## [TASK GOAL]
Work out how many lines have "this" in them. Give only that number.

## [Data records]
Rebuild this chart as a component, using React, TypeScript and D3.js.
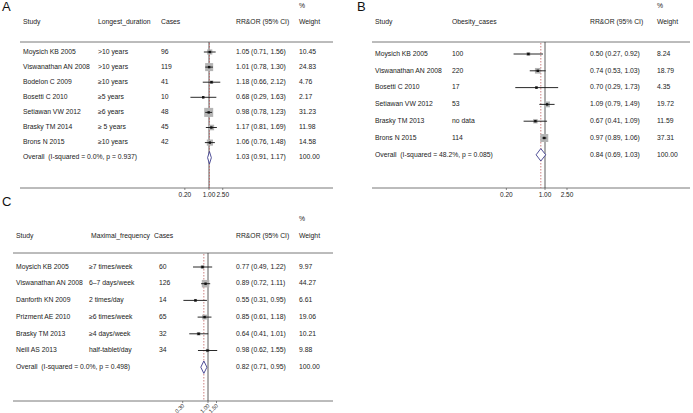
import React from "react";
import * as d3 from "d3";

// ---------- Data ----------
const aStudies = ["Moysich KB 2005", "Viswanathan AN 2008", "Bodelon C 2009", "Bosetti C 2010", "Setiawan VW 2012", "Brasky TM 2014", "Brons N 2015"];
const aDuration = [">10 years", ">10 years", "≥10 years", "≥5 years", "≥6 years", "≥ 5 years", "≥10 years"];
const aCases = ["96", "119", "41", "10", "48", "45", "42"];
const aRR = [1.05, 1.01, 1.18, 0.68, 0.98, 1.17, 1.06];
const aLo = [0.71, 0.78, 0.66, 0.29, 0.78, 0.81, 0.76];
const aHi = [1.56, 1.30, 2.12, 1.63, 1.23, 1.69, 1.48];
const aW = [10.45, 24.83, 4.76, 2.17, 31.23, 11.98, 14.58];
const aOverall = [1.03, 0.91, 1.17];
const aHet = "Overall  (I-squared = 0.0%, p = 0.937)";
const aTicks = [0.2, 1.0, 2.5];

const bStudies = ["Moysich KB 2005", "Viswanathan AN 2008", "Bosetti C 2010", "Setiawan VW 2012", "Brasky TM 2013", "Brons N 2015"];
const bCases = ["100", "220", "17", "53", "no data", "114"];
const bRR = [0.50, 0.74, 0.70, 1.09, 0.67, 0.97];
const bLo = [0.27, 0.53, 0.29, 0.79, 0.41, 0.89];
const bHi = [0.92, 1.03, 1.73, 1.49, 1.09, 1.06];
const bW = [8.24, 18.79, 4.35, 19.72, 11.59, 37.31];
const bOverall = [0.84, 0.69, 1.03];
const bHet = "Overall  (I-squared = 48.2%, p = 0.085)";
const bTicks = [0.2, 1.0, 2.5];

const cStudies = ["Moysich KB 2005", "Viswanathan AN 2008", "Danforth KN 2009", "Prizment AE 2010", "Brasky TM 2013", "Neill AS 2013"];
const cFreq = ["≥7 times/week", "6–7 days/week", "2 times/day", "≥6 times/week", "≥4 days/week", "half-tablet/day"];
const cCases = ["60", "126", "14", "65", "32", "34"];
const cRR = [0.77, 0.89, 0.55, 0.85, 0.64, 0.98];
const cLo = [0.49, 0.72, 0.31, 0.61, 0.41, 0.62];
const cHi = [1.22, 1.11, 0.95, 1.18, 1.01, 1.55];
const cW = [9.97, 44.27, 6.61, 19.06, 10.21, 9.88];
const cOverall = [0.82, 0.71, 0.95];
const cHet = "Overall  (I-squared = 0.0%, p = 0.498)";
const cTicks = [0.3, 1.0, 1.5];

const FONT = "'Liberation Sans', Arial, Helvetica, sans-serif";
const TXT = "#222";
const fmt = d3.format(".2f");

type Col = { header: string; x: number; values: string[]; valueX?: number };

function Panel(props: {
  label: string; labelX: number; labelY: number;
  cols: Col[]; rrX: number; wX: number; headerY: number; pctY: number;
  lineY: number; lineX0: number; lineX1: number;
  rowY0: number; rowStep: number; axisY: number;
  studies: string[]; rr: number[]; lo: number[]; hi: number[]; w: number[];
  overall: number[]; het: string; ticks: number[];
  domain: [number, number]; range: [number, number]; maxBox: number; rotate?: boolean;
}) {
  const p = props;
  const x = d3.scaleLog().domain(p.domain).range(p.range);
  const n = p.studies.length;
  const y = (i: number) => p.rowY0 + i * p.rowStep;
  const wMax = d3.max(p.w) as number;
  const side = d3.scaleSqrt().domain([0, wMax]).range([0, p.maxBox]);
  const oy = y(n);
  const [om, olo, ohi] = p.overall;
  const dh = 6.2;
  const diamond = d3.line()([[x(olo), oy], [x(om), oy - dh], [x(ohi), oy], [x(om), oy + dh]]) + "Z";
  const t = { fontFamily: FONT, fontSize: 6.8, fill: TXT } as any;
  return (
    <g>
      <text x={p.labelX} y={p.labelY} style={{ fontFamily: FONT, fontSize: 13, fill: "#111" }} dominantBaseline="middle">{p.label}</text>
      <text x={p.wX} y={p.pctY} {...t} dominantBaseline="middle">%</text>
      {p.cols.map((c, i) => (
        <text key={"h" + i} x={c.x} y={p.headerY} {...t} dominantBaseline="middle">{c.header}</text>
      ))}
      <text x={p.rrX} y={p.headerY} {...t} dominantBaseline="middle">RR&OR (95% CI)</text>
      <text x={p.wX} y={p.headerY} {...t} dominantBaseline="middle">Weight</text>
      <line x1={p.lineX0} x2={p.lineX1} y1={p.lineY} y2={p.lineY} stroke="#555" strokeWidth={0.8} />
      <line x1={p.lineX0} x2={p.lineX1} y1={p.axisY} y2={p.axisY} stroke="#555" strokeWidth={0.8} />
      {/* null line */}
      <line x1={x(1)} x2={x(1)} y1={p.lineY} y2={p.axisY} stroke="#333" strokeWidth={0.8} />
      {/* overall dashed line */}
      <line x1={x(om)} x2={x(om)} y1={p.lineY + 1} y2={p.axisY} stroke="#c06060" strokeWidth={0.8} strokeDasharray="1.5,1.5" />
      {p.studies.map((s, i) => {
        const b = side(p.w[i]);
        return (
          <g key={"r" + i}>
            <text x={p.cols[0].valueX ?? p.cols[0].x} y={y(i)} {...t} dominantBaseline="middle">{s}</text>
            {p.cols.slice(1).map((c, j) => (
              <text key={j} x={c.valueX ?? c.x} y={y(i)} {...t} dominantBaseline="middle">{c.values[i]}</text>
            ))}
            <text x={p.rrX} y={y(i)} {...t} dominantBaseline="middle">{`${fmt(p.rr[i])} (${fmt(p.lo[i])}, ${fmt(p.hi[i])})`}</text>
            <text x={p.wX} y={y(i)} {...t} dominantBaseline="middle">{fmt(p.w[i])}</text>
            <rect x={x(p.rr[i]) - b / 2} y={y(i) - b / 2} width={b} height={b} fill="#b4b4b4" />
            <line x1={x(p.lo[i])} x2={x(p.hi[i])} y1={y(i)} y2={y(i)} stroke="#111" strokeWidth={0.9} />
            <rect x={x(p.rr[i]) - 1.2} y={y(i) - 1.2} width={2.4} height={2.4} fill="#111" />
          </g>
        );
      })}
      <text x={p.cols[0].valueX ?? p.cols[0].x} y={oy} {...t} dominantBaseline="middle" style={{ whiteSpace: "pre" }}>{p.het}</text>
      <text x={p.rrX} y={oy} {...t} dominantBaseline="middle">{`${fmt(om)} (${fmt(olo)}, ${fmt(ohi)})`}</text>
      <text x={p.wX} y={oy} {...t} dominantBaseline="middle">100.00</text>
      <path d={diamond} fill="#ffffff" stroke="#3c3c8c" strokeWidth={0.9} />
      {p.ticks.map((v, i) => (
        <g key={"t" + i} transform={`translate(${x(v)},${p.axisY})`}>
          <line y1={0} y2={2} stroke="#555" strokeWidth={0.7} />
          {p.rotate ? (
            <text transform="translate(1,4) rotate(-45)" textAnchor="end" dominantBaseline="middle" style={{ fontFamily: FONT, fontSize: 5.5, fill: TXT }}>{fmt(v)}</text>
          ) : (
            <text y={7.5} textAnchor="middle" dominantBaseline="middle" style={{ fontFamily: FONT, fontSize: 6.5, fill: TXT }}>{fmt(v)}</text>
          )}
        </g>
      ))}
    </g>
  );
}

export default function App() {
  return (
    <svg width={693} height={413} style={{ position: "absolute", left: 0, top: 0, background: "#fff" }}>
      <rect width={693} height={413} fill="#fff" />
      <Panel label="A" labelX={2} labelY={8}
        cols={[
          { header: "Study", x: 23, values: aStudies },
          { header: "Longest_duration", x: 98, values: aDuration },
          { header: "Cases", x: 161, values: aCases },
        ]}
        rrX={236} wX={299} headerY={22} pctY={6} lineY={42} lineX0={20} lineX1={333}
        rowY0={52} rowStep={15.1} axisY={188}
        studies={aStudies} rr={aRR} lo={aLo} hi={aHi} w={aW} overall={aOverall} het={aHet} ticks={aTicks}
        domain={[0.2, 2.5]} range={[209 + 15 * Math.log(0.2), 209 + 15 * Math.log(2.5)]} maxBox={9} />
      <Panel label="B" labelX={357} labelY={8}
        cols={[
          { header: "Study", x: 375, values: bStudies },
          { header: "Obesity_cases", x: 452, values: bCases },
        ]}
        rrX={590} wX={657} headerY={22} pctY={6} lineY={42} lineX0={372} lineX1={690}
        rowY0={54} rowStep={16.8} axisY={188}
        studies={bStudies} rr={bRR} lo={bLo} hi={bHi} w={bW} overall={bOverall} het={bHet} ticks={bTicks}
        domain={[0.2, 2.5]} range={[545 + 24 * Math.log(0.2), 545 + 24 * Math.log(2.5)]} maxBox={8} />
      <Panel label="C" labelX={2} labelY={203}
        cols={[
          { header: "Study", x: 16, values: cStudies },
          { header: "Maximal_frequency", x: 91, values: cFreq, valueX: 89 },
          { header: "Cases", x: 154, values: cCases, valueX: 159 },
        ]}
        rrX={236} wX={299} headerY={236} pctY={219} lineY={253} lineX0={13} lineX1={333}
        rowY0={267} rowStep={16.7} axisY={401}
        studies={cStudies} rr={cRR} lo={cLo} hi={cHi} w={cW} overall={cOverall} het={cHet} ticks={cTicks}
        domain={[0.3, 1.5]} range={[208 + 21 * Math.log(0.3), 208 + 21 * Math.log(1.5)]} maxBox={7.5} rotate />
    </svg>
  );
}
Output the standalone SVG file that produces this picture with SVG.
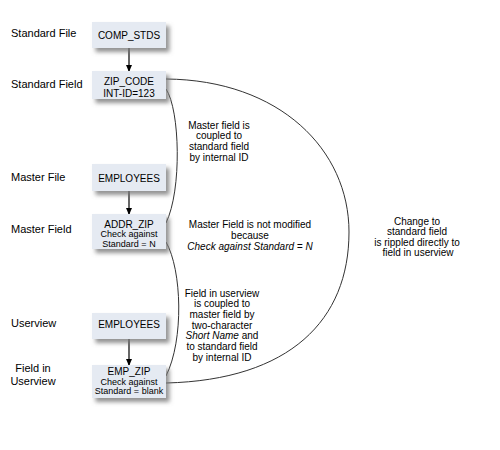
<svg xmlns="http://www.w3.org/2000/svg" width="500" height="450" viewBox="0 0 500 450">
<style>
text{font-family:"Liberation Sans",Arial,sans-serif;fill:#000}
.lbl{font-size:11px}
.bt{font-size:10px;text-anchor:middle}
.bs{font-size:9px;text-anchor:middle}
.note{font-size:10px;text-anchor:middle}
.it{font-style:italic}
.box{fill:#E5EAF2}
.conn{fill:none;stroke:#333;stroke-width:1}
.arr{fill:none;stroke:#000;stroke-width:1.2;marker-end:url(#ah)}
</style>
<defs>
<filter id="sh" x="-20%" y="-30%" width="150%" height="180%">
<feDropShadow dx="3.5" dy="4" stdDeviation="2" flood-color="#777" flood-opacity="0.8"/>
</filter>
<marker id="ah" markerWidth="7" markerHeight="6" refX="6" refY="3" orient="auto" markerUnits="userSpaceOnUse">
<path d="M0,0 L7,3 L0,6 Z" fill="#000"/>
</marker>
</defs>
<rect width="500" height="450" fill="#fff"/>

<g id="labels">
<text class="lbl" x="11" y="37">Standard File</text>
<text class="lbl" x="11" y="88">Standard Field</text>
<text class="lbl" x="11" y="181">Master File</text>
<text class="lbl" x="11" y="233">Master Field</text>
<text class="lbl" x="11" y="327">Userview</text>
<text class="lbl" x="33" y="372" text-anchor="middle">Field in</text>
<text class="lbl" x="33" y="385" text-anchor="middle">Userview</text>
</g>

<g id="connectors">
<line class="arr" x1="129" y1="48" x2="129" y2="71"/>
<line class="arr" x1="129" y1="191" x2="129" y2="214"/>
<line class="arr" x1="129" y1="339" x2="129" y2="365"/>
<path class="conn" d="M166,79 C280,80 349,150 349,232 C349,320 290,380 166,383"/>
<path class="conn" d="M166,89 C180,110 182,190 166,223"/>
<path class="conn" d="M166,242 C182,270 184,340 166,376"/>
</g>

<g id="comp_stds">
<rect class="box" x="92" y="22" width="74" height="26" filter="url(#sh)"/>
<text class="bt" x="129" y="38.5">COMP_STDS</text>
</g>
<g id="zip_code">
<rect class="box" x="92" y="71" width="74" height="28" filter="url(#sh)"/>
<text class="bt" x="129" y="84.6">ZIP_CODE</text>
<text class="bt" x="129" y="96.6">INT-ID=123</text>
</g>
<g id="master_employees">
<rect class="box" x="92" y="164" width="74" height="27" filter="url(#sh)"/>
<text class="bt" x="129" y="181.5">EMPLOYEES</text>
</g>
<g id="addr_zip">
<rect class="box" x="92" y="214" width="74" height="35" filter="url(#sh)"/>
<text class="bt" x="129" y="227.6">ADDR_ZIP</text>
<text class="bs" x="129" y="237.4">Check against</text>
<text class="bs" x="129" y="246.6">Standard = N</text>
</g>
<g id="userview_employees">
<rect class="box" x="92" y="313" width="74" height="26" filter="url(#sh)"/>
<text class="bt" x="129" y="328">EMPLOYEES</text>
</g>
<g id="emp_zip">
<rect class="box" x="92" y="365" width="74" height="33" filter="url(#sh)"/>
<text class="bt" x="129" y="374.8">EMP_ZIP</text>
<text class="bs" x="129" y="384.6">Check against</text>
<text class="bs" x="129" y="394.4">Standard = blank</text>
</g>

<g id="notes">
<text class="note" x="219" y="128.6">Master field is</text>
<text class="note" x="219" y="139.4">coupled to</text>
<text class="note" x="219" y="150.2">standard field</text>
<text class="note" x="219" y="161">by internal ID</text>

<text class="note" x="250" y="227.6">Master Field is not modified</text>
<text class="note" x="250" y="238.6">because</text>
<text class="note it" x="250" y="249.6">Check against Standard = N</text>

<text class="note" x="222" y="296.6">Field in userview</text>
<text class="note" x="222" y="307.3">is coupled to</text>
<text class="note" x="222" y="318">master field by</text>
<text class="note" x="222" y="328.7">two-character</text>
<text class="note" x="222" y="339.4"><tspan class="it">Short Name</tspan> and</text>
<text class="note" x="222" y="350.1">to standard field</text>
<text class="note" x="222" y="360.8">by internal ID</text>

<text class="note" x="417" y="225">Change to</text>
<text class="note" x="417" y="235.3">standard field</text>
<text class="note" x="417" y="245.6">is rippled directly to</text>
<text class="note" x="418" y="255.9">field in userview</text>
</g>
</svg>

## [COMPLETE OUTPUT]
2